I met the German girl first, when I was fifteen. She was cynical, fairly certain it wouldn’t work out in the end. Perhaps because I met her first, she had much wisdom and many observations to share that I had never before thought to consider. I was still in my youthful fairy tale mind, convinced that love could conquer all. She was very laid back, and willing to foster the relationship for as long as it lasted, even if it was not going to be for life, or even for that much longer.

The American girl was more specifically critical in her assessment of her situation. “Why can’t he just say no to his parents?” she would complain to me. “I don’t know if I can live with a man who can’t stand up to his parents.” She then went on to exposit about the differences between American and Indian culture,* naming things that were very familiar to me and leaving me to shrug and smile. I offered some advice based on observations I had made, but I got the impression that she wasn’t interested in my opinion as much as she just wanted to vent.

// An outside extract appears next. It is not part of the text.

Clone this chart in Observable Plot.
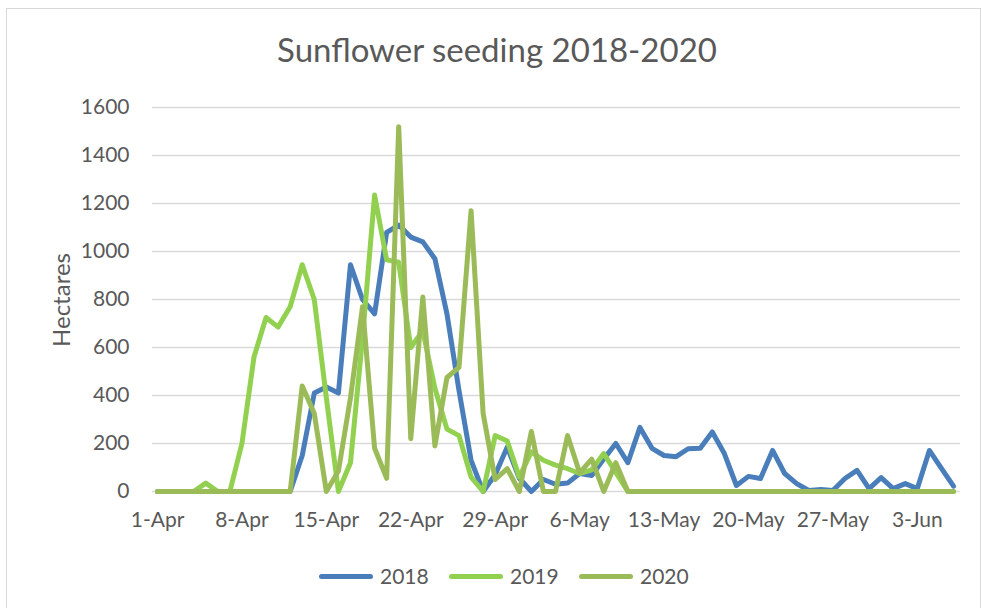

I kept in touch with the German girl for a few years afterwards; the American girl and I went our separate ways after our flights and never corresponded. I do know that the first girl’s relationship lasted through that trip and for some months afterwards before her boyfriend caved to his parents and broke things off.

*I am aware that both of these are very culturally diverse nations. This is meant to indicate the experiences of India and American culture as lived by myself and this one girl. It is not meant to be a generalization.